The album was released digitally on 15 September 2008, which was also the debut of the Amazon series on BBC 2, and then on 13 October on CD. It is available from retailers such as iTunes, Play.com and Amazon.co.uk.

Every track on the album is exclusive, and was written especially for the project. Around £45,000 has been raised for Survival International through album purchases.

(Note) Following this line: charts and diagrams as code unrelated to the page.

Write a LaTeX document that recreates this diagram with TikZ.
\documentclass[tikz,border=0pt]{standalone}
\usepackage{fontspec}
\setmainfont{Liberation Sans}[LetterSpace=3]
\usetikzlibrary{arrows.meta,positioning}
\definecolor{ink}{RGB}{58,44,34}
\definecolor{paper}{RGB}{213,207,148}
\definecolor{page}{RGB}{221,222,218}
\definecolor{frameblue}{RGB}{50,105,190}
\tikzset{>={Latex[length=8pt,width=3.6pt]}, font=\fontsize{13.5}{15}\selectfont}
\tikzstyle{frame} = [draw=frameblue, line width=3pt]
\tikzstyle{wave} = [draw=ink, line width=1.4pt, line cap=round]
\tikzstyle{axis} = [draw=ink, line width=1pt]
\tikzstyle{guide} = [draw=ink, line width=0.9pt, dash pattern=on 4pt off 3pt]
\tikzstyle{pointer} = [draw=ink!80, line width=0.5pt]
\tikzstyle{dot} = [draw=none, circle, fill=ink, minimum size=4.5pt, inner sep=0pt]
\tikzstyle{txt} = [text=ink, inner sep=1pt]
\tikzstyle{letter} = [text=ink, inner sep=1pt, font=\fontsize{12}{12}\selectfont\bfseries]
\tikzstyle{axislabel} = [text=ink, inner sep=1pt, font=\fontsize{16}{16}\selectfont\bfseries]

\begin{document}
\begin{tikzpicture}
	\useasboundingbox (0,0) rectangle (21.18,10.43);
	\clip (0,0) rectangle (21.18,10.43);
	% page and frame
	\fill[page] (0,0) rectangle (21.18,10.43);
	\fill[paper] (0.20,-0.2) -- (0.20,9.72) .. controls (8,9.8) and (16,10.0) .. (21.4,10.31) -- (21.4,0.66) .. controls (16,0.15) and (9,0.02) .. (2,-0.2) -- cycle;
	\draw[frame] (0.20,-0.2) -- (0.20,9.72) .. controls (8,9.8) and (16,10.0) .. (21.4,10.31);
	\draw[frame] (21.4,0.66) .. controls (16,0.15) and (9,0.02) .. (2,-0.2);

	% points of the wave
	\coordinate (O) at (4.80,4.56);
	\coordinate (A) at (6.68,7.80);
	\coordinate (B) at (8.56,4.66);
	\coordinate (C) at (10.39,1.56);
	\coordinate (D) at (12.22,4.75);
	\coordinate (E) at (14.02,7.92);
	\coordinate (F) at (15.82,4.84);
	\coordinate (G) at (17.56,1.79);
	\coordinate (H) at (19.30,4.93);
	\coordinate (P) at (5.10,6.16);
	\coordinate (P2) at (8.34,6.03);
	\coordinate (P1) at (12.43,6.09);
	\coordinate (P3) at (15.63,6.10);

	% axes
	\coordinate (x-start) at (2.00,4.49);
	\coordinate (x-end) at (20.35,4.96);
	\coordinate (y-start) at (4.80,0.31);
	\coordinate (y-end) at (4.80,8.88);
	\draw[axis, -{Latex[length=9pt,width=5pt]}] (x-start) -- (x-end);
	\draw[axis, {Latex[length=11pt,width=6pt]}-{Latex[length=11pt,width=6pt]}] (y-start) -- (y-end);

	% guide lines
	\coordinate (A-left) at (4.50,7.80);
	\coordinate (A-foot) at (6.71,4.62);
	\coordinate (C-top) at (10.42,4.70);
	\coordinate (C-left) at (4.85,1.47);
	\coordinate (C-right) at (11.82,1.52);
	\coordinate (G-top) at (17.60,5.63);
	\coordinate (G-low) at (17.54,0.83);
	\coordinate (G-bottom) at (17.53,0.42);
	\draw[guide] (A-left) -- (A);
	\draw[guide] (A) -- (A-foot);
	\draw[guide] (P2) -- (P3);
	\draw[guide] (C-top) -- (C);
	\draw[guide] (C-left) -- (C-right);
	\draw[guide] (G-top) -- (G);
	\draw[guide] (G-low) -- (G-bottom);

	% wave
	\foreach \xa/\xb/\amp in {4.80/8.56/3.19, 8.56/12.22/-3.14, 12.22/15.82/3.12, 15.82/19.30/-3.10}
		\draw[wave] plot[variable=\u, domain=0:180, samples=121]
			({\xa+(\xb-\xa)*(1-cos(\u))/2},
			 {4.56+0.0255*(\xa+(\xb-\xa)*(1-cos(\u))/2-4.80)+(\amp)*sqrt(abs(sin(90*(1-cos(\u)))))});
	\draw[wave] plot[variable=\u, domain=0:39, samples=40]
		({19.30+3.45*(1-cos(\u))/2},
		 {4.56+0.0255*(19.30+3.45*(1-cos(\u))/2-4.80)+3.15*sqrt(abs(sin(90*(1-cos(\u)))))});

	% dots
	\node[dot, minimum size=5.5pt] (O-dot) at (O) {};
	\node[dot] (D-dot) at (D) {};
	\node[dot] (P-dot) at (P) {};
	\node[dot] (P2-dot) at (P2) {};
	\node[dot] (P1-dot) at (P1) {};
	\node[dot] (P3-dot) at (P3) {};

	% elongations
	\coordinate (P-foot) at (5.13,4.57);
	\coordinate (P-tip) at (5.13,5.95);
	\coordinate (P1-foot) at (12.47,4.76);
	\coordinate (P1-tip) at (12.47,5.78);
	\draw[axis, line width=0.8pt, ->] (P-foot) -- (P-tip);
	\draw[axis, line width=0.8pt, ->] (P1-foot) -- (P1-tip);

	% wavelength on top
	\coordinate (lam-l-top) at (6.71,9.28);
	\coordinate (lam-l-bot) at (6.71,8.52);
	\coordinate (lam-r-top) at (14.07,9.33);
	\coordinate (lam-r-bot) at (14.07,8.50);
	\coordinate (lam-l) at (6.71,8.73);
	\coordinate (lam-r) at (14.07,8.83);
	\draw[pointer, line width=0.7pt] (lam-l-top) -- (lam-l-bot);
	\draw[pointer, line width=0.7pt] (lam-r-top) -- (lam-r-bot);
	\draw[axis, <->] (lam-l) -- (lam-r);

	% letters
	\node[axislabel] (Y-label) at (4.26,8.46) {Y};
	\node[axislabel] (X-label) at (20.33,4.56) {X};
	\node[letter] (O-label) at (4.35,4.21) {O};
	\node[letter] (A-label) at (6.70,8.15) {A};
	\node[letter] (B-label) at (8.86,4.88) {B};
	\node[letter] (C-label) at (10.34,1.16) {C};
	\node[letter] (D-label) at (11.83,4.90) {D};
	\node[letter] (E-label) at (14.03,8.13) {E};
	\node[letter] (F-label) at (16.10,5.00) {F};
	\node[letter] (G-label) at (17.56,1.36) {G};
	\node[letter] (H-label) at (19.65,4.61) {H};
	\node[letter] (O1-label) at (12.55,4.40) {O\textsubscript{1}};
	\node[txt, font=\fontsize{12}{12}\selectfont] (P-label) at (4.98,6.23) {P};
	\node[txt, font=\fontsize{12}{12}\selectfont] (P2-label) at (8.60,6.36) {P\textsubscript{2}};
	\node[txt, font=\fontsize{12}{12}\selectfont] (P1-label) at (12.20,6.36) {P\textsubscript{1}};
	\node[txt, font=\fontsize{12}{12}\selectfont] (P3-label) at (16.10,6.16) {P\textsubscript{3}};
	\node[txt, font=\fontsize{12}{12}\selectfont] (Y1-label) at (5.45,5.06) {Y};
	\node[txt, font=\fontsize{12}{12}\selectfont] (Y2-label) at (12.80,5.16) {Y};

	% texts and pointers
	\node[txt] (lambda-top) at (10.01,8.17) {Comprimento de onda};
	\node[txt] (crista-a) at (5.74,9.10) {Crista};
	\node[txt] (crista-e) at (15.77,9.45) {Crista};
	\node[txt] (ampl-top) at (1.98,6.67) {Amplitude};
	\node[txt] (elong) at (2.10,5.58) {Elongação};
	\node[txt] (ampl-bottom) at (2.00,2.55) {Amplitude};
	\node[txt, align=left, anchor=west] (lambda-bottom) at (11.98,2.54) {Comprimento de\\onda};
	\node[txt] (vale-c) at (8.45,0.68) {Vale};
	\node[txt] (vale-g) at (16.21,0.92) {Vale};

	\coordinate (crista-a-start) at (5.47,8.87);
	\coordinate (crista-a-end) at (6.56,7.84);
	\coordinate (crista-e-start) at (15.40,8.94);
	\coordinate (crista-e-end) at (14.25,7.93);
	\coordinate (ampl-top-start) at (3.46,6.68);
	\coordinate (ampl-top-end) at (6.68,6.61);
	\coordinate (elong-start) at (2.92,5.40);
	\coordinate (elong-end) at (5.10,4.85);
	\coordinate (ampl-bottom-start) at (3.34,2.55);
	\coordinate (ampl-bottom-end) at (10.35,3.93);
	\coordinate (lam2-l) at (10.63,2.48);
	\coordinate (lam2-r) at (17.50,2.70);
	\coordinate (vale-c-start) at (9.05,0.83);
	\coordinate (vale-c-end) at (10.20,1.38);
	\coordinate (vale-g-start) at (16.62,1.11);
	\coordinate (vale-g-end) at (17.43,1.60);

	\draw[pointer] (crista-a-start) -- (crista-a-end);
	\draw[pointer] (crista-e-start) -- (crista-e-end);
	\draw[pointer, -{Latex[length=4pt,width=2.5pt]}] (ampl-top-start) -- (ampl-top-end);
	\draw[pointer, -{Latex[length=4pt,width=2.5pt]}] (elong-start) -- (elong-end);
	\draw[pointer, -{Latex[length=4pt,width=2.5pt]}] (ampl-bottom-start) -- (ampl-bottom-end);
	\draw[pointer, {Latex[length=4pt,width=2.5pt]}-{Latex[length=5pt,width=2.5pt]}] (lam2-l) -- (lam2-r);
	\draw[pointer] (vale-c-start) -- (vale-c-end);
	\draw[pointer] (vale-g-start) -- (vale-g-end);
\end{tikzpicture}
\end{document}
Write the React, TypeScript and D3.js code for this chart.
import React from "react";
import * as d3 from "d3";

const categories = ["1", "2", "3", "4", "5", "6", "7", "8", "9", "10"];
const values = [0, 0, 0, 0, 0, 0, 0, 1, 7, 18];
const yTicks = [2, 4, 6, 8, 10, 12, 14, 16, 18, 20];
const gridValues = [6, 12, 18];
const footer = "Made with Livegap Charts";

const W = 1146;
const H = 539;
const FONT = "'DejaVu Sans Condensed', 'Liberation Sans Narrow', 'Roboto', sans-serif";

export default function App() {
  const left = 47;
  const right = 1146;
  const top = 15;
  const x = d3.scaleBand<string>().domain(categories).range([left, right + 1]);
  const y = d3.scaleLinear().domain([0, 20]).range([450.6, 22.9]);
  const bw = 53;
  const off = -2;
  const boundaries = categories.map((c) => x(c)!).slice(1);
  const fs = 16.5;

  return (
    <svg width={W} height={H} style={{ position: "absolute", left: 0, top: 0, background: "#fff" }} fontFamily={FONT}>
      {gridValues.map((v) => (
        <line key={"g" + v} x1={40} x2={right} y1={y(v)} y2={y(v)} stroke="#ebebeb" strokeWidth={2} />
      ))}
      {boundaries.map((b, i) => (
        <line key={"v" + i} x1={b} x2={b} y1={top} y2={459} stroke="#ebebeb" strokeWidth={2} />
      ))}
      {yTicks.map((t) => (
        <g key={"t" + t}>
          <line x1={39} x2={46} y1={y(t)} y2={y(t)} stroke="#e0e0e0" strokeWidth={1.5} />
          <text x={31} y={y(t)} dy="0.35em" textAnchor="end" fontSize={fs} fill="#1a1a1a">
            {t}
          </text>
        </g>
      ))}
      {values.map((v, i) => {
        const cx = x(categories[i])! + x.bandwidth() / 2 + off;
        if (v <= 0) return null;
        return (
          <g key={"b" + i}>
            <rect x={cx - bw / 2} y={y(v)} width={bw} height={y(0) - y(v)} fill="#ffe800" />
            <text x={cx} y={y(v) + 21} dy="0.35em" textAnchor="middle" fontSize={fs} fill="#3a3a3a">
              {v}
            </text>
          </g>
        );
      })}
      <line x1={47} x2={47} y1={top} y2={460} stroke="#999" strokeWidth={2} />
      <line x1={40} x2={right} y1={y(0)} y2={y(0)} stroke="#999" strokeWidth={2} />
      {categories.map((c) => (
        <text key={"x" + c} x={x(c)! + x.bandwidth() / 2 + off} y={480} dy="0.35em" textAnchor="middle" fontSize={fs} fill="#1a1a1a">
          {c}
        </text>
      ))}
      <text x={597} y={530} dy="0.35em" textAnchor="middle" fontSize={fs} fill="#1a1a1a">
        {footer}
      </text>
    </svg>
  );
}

The album was put together by Molly Oldfield, daughter of musician Mike Oldfield. She and Bruce Parry took samples from all the tribes (taken from BBC's Tribe) and sent them all the musicians involved on the project. Each one chose their favourite sample around which to write a song. Other musicians preferred to write a straightforward song without using the samples but all are inspired by the issues facing indigenous communities all over the world. The first track to be received was by Hot Chip (Molly was at Oxford University with Joe Goddard) who sampled music from the Babongo tribe in Gabon, Africa. Mike Oldfield's "Song for Survival" was composed in 2007, he sampled the islanders of Anuta singing in church, this was the second track to be received for the project.

== Apparatjik ==
"Ferreting", the theme to Amazon, is performed by Apparatjik, a supergroup composed of Guy Berryman, Magne Furuholmen, Jonas Bjerre (of Coldplay, a-ha and Mew respectively) and Martin Terefe. This was the first release by the group who have now released two full albums.

== Track listing ==

=== Amazon ===
1. Apparatjik - "Ferreting" (4:49)
2. Dawn Kinnard - "Love is My New Drug" (3:17)
3. will.i.am feat. the Babongo tribe - "One People" (2:50)
4. KT Tunstall - "The Hidden Heart" (4:23)
5. Jason Mraz & Brett Dennen - "Long Road to Forgiveness" (4:11)
6. Jeremy Warmsley ft. Mystery Jets & Adem - "Grains of Sand" (4:00)
7. Tom Baxter - "Make a Stand" (3:33)
8. Johnny Borrell feat. the Suri tribe - "Carrikfergus" (3:35)
9. Skin/Robot Club/Ian Matthews feat. the Adi tribe - "Simmer Down" (4:04)
10. Yusuf Islam - "Edge of Existence" (4:17)

=== Tribe ===
 (Songs using tribal samples collected by Bruce Parry on his travels)
1. Joe Goddard feat. the Babongo tribe (Hot Chip Remix) - "Babongo Tribe Remix" (6:04)
2. Adam Freeland feat. the Suri tribe - "KIN" (5:00)
3. Hybrid feat. the Suri tribe - "Komuru" (5:55)
4. Roger Sanchez feat. The Adi Tribe – "Noneya" (7:51)
5. The Egg ft Various tribes - "Trails and Tribulations" (5:11)
6. The Go! Team feat. the Babongo tribe - "Templates from Home" (3:10)
7. The Ruby Suns feat. the Penan tribe - "Don't Touch the Dusty Fruit" (3:50)
8. Blue States feat. the Kombai tribe - "Hello Kombai" (4:04)
9. Way Out West feat. the Babongo tribe - "Evelina" (4:27)
10. Mike Oldfield feat. the Anuta tribe - "Song for Survival" (4:04)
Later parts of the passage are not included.